Dataset excerpt:

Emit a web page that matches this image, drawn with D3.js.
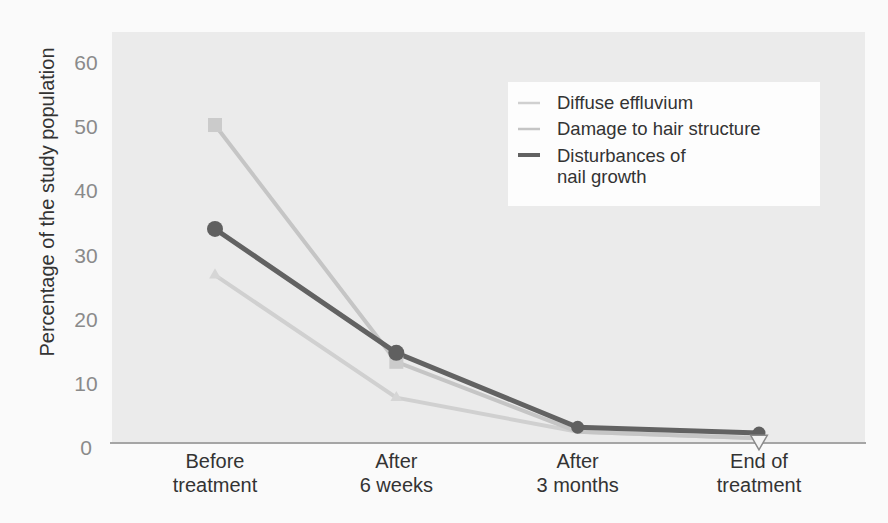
<!DOCTYPE html>
<html>
<head>
<meta charset="utf-8">
<script src="https://cdn.jsdelivr.net/npm/d3@7"></script>
<style>
  body { margin: 0; background: #fafafa; }
  text { font-family: "Liberation Sans", Arial, sans-serif; }
</style>
</head>
<body>
<div id="chart"></div>
<script>
const categories = [['Before', 'treatment'], ['After', '6 weeks'], ['After', '3 months'], ['End of', 'treatment']];
const seriesNames = ['Diffuse effluvium', 'Damage to hair structure', 'Disturbances of nail growth'];
const diffuse = [26, 6.9, 1.6, 0.6];
const damage = [49.4, 12.5, 1.6, 0.6];
const nails = [33.2, 13.9, 2.3, 1.4];
const yTicks = [0, 10, 20, 30, 40, 50, 60];

const w = 888;
const h = 523;

const svg = d3.select('#chart')
    .append('svg')
    .attr('width', w)
    .attr('height', h);

// grey plot panel
svg.append('rect')
    .attr('x', 112).attr('y', 32)
    .attr('width', 753).attr('height', 411)
    .attr('fill', '#ebebeb');

const xScale = d3.scalePoint()
    .domain(d3.range(categories.length))
    .range([215, 759]);

const yScale = d3.scaleLinear()
    .domain([0, 60])
    .range([442, 57]);

// bottom axis line
svg.append('line')
    .attr('x1', 110).attr('x2', 866)
    .attr('y1', 443).attr('y2', 443)
    .attr('stroke', '#a5a5a5')
    .attr('stroke-width', 2);

// y tick labels
svg.selectAll('.ytick')
    .data(yTicks)
    .enter()
    .append('text')
    .attr('class', 'ytick')
    .attr('x', 86)
    .attr('y', d => yScale(d) + 13)
    .attr('text-anchor', 'middle')
    .attr('font-size', 21)
    .attr('fill', '#8a8a8a')
    .text(d => d);

svg.append('text')
    .attr('transform', 'translate(54,202) rotate(-90)')
    .attr('text-anchor', 'middle')
    .attr('font-size', 20)
    .attr('fill', '#333')
    .text('Percentage of the study population');

// category labels
const cat = svg.selectAll('.cat')
    .data(categories)
    .enter()
    .append('text')
    .attr('class', 'cat')
    .attr('text-anchor', 'middle')
    .attr('font-size', 20)
    .attr('fill', '#333');
cat.append('tspan')
    .attr('x', (d, i) => xScale(i))
    .attr('y', 468)
    .text(d => d[0]);
cat.append('tspan')
    .attr('x', (d, i) => xScale(i))
    .attr('y', 492)
    .text(d => d[1]);

const line = d3.line()
    .x((d, i) => xScale(i))
    .y(d => yScale(d));

const series = [
    { name: seriesNames[0], values: diffuse, color: '#d0d0d0', width: 4 },
    { name: seriesNames[1], values: damage, color: '#c5c5c5', width: 4 },
    { name: seriesNames[2], values: nails, color: '#626262', width: 5 }
];

series.forEach(s => {
    svg.append('path')
        .datum(s.values)
        .attr('d', line)
        .attr('fill', 'none')
        .attr('stroke', s.color)
        .attr('stroke-width', s.width);
});

// markers
svg.selectAll('.sq')
    .data(damage.slice(0, 2))
    .enter()
    .append('rect')
    .attr('x', (d, i) => xScale(i) - 7)
    .attr('y', d => yScale(d) - 7)
    .attr('width', 14).attr('height', 14)
    .attr('fill', '#cbcbcb');

svg.selectAll('.tri')
    .data(diffuse.slice(0, 2))
    .enter()
    .append('path')
    .attr('transform', (d, i) => 'translate(' + xScale(i) + ',' + yScale(d) + ')')
    .attr('d', d3.symbol(d3.symbolTriangle, 60))
    .attr('fill', '#d6d6d6');

svg.selectAll('.dot')
    .data(nails)
    .enter()
    .append('circle')
    .attr('cx', (d, i) => xScale(i))
    .attr('cy', d => yScale(d))
    .attr('r', (d, i) => i < 2 ? 8 : 6.5)
    .attr('fill', '#606060');

// inverted triangle at end of treatment
svg.append('path')
    .attr('transform', 'translate(' + xScale(3) + ',' + (yScale(diffuse[3]) + 2) + ') rotate(180)')
    .attr('d', d3.symbol(d3.symbolTriangle, 120))
    .attr('fill', '#f4f4f4')
    .attr('stroke', '#8a8a8a')
    .attr('stroke-width', 1.5);

// legend
svg.append('rect')
    .attr('x', 508).attr('y', 82)
    .attr('width', 312).attr('height', 124)
    .attr('fill', '#fdfdfd');

const legendY = [103, 129, 155];
const legend = svg.selectAll('.leg')
    .data(series)
    .enter()
    .append('g')
    .attr('class', 'leg')
    .attr('transform', (d, i) => 'translate(518,' + legendY[i] + ')');
legend.append('line')
    .attr('x1', 0).attr('x2', 22)
    .attr('y1', 0).attr('y2', 0)
    .attr('stroke', d => d.color)
    .attr('stroke-width', (d, i) => i === 2 ? 4 : 2.5);
const legText = legend.append('text')
    .attr('x', 39)
    .attr('y', (d, i) => i === 2 ? 7 : 6)
    .attr('font-size', 18.5)
    .attr('fill', '#333');
legText.append('tspan')
    .attr('x', 39)
    .text(d => d.name === seriesNames[2] ? 'Disturbances of' : d.name);
legText.filter(d => d.name === seriesNames[2])
    .append('tspan')
    .attr('x', 39)
    .attr('dy', 21)
    .text('nail growth');
</script>
</body>
</html>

Exercise description: Repeat the material above in full and unchanged, minus its images.

Result of the task:
Emit a web page that matches this image, drawn with D3.js.
<!DOCTYPE html>
<html>
<head>
<meta charset="utf-8">
<script src="https://cdn.jsdelivr.net/npm/d3@7"></script>
<style>
  body { margin: 0; background: #fafafa; }
  text { font-family: "Liberation Sans", Arial, sans-serif; }
</style>
</head>
<body>
<div id="chart"></div>
<script>
const categories = [['Before', 'treatment'], ['After', '6 weeks'], ['After', '3 months'], ['End of', 'treatment']];
const seriesNames = ['Diffuse effluvium', 'Damage to hair structure', 'Disturbances of nail growth'];
const diffuse = [26, 6.9, 1.6, 0.6];
const damage = [49.4, 12.5, 1.6, 0.6];
const nails = [33.2, 13.9, 2.3, 1.4];
const yTicks = [0, 10, 20, 30, 40, 50, 60];

const w = 888;
const h = 523;

const svg = d3.select('#chart')
    .append('svg')
    .attr('width', w)
    .attr('height', h);

// grey plot panel
svg.append('rect')
    .attr('x', 112).attr('y', 32)
    .attr('width', 753).attr('height', 411)
    .attr('fill', '#ebebeb');

const xScale = d3.scalePoint()
    .domain(d3.range(categories.length))
    .range([215, 759]);

const yScale = d3.scaleLinear()
    .domain([0, 60])
    .range([442, 57]);

// bottom axis line
svg.append('line')
    .attr('x1', 110).attr('x2', 866)
    .attr('y1', 443).attr('y2', 443)
    .attr('stroke', '#a5a5a5')
    .attr('stroke-width', 2);

// y tick labels
svg.selectAll('.ytick')
    .data(yTicks)
    .enter()
    .append('text')
    .attr('class', 'ytick')
    .attr('x', 86)
    .attr('y', d => yScale(d) + 13)
    .attr('text-anchor', 'middle')
    .attr('font-size', 21)
    .attr('fill', '#8a8a8a')
    .text(d => d);

svg.append('text')
    .attr('transform', 'translate(54,202) rotate(-90)')
    .attr('text-anchor', 'middle')
    .attr('font-size', 20)
    .attr('fill', '#333')
    .text('Percentage of the study population');

// category labels
const cat = svg.selectAll('.cat')
    .data(categories)
    .enter()
    .append('text')
    .attr('class', 'cat')
    .attr('text-anchor', 'middle')
    .attr('font-size', 20)
    .attr('fill', '#333');
cat.append('tspan')
    .attr('x', (d, i) => xScale(i))
    .attr('y', 468)
    .text(d => d[0]);
cat.append('tspan')
    .attr('x', (d, i) => xScale(i))
    .attr('y', 492)
    .text(d => d[1]);

const line = d3.line()
    .x((d, i) => xScale(i))
    .y(d => yScale(d));

const series = [
    { name: seriesNames[0], values: diffuse, color: '#d0d0d0', width: 4 },
    { name: seriesNames[1], values: damage, color: '#c5c5c5', width: 4 },
    { name: seriesNames[2], values: nails, color: '#626262', width: 5 }
];

series.forEach(s => {
    svg.append('path')
        .datum(s.values)
        .attr('d', line)
        .attr('fill', 'none')
        .attr('stroke', s.color)
        .attr('stroke-width', s.width);
});

// markers
svg.selectAll('.sq')
    .data(damage.slice(0, 2))
    .enter()
    .append('rect')
    .attr('x', (d, i) => xScale(i) - 7)
    .attr('y', d => yScale(d) - 7)
    .attr('width', 14).attr('height', 14)
    .attr('fill', '#cbcbcb');

svg.selectAll('.tri')
    .data(diffuse.slice(0, 2))
    .enter()
    .append('path')
    .attr('transform', (d, i) => 'translate(' + xScale(i) + ',' + yScale(d) + ')')
    .attr('d', d3.symbol(d3.symbolTriangle, 60))
    .attr('fill', '#d6d6d6');

svg.selectAll('.dot')
    .data(nails)
    .enter()
    .append('circle')
    .attr('cx', (d, i) => xScale(i))
    .attr('cy', d => yScale(d))
    .attr('r', (d, i) => i < 2 ? 8 : 6.5)
    .attr('fill', '#606060');

// inverted triangle at end of treatment
svg.append('path')
    .attr('transform', 'translate(' + xScale(3) + ',' + (yScale(diffuse[3]) + 2) + ') rotate(180)')
    .attr('d', d3.symbol(d3.symbolTriangle, 120))
    .attr('fill', '#f4f4f4')
    .attr('stroke', '#8a8a8a')
    .attr('stroke-width', 1.5);

// legend
svg.append('rect')
    .attr('x', 508).attr('y', 82)
    .attr('width', 312).attr('height', 124)
    .attr('fill', '#fdfdfd');

const legendY = [103, 129, 155];
const legend = svg.selectAll('.leg')
    .data(series)
    .enter()
    .append('g')
    .attr('class', 'leg')
    .attr('transform', (d, i) => 'translate(518,' + legendY[i] + ')');
legend.append('line')
    .attr('x1', 0).attr('x2', 22)
    .attr('y1', 0).attr('y2', 0)
    .attr('stroke', d => d.color)
    .attr('stroke-width', (d, i) => i === 2 ? 4 : 2.5);
const legText = legend.append('text')
    .attr('x', 39)
    .attr('y', (d, i) => i === 2 ? 7 : 6)
    .attr('font-size', 18.5)
    .attr('fill', '#333');
legText.append('tspan')
    .attr('x', 39)
    .text(d => d.name === seriesNames[2] ? 'Disturbances of' : d.name);
legText.filter(d => d.name === seriesNames[2])
    .append('tspan')
    .attr('x', 39)
    .attr('dy', 21)
    .text('nail growth');
</script>
</body>
</html>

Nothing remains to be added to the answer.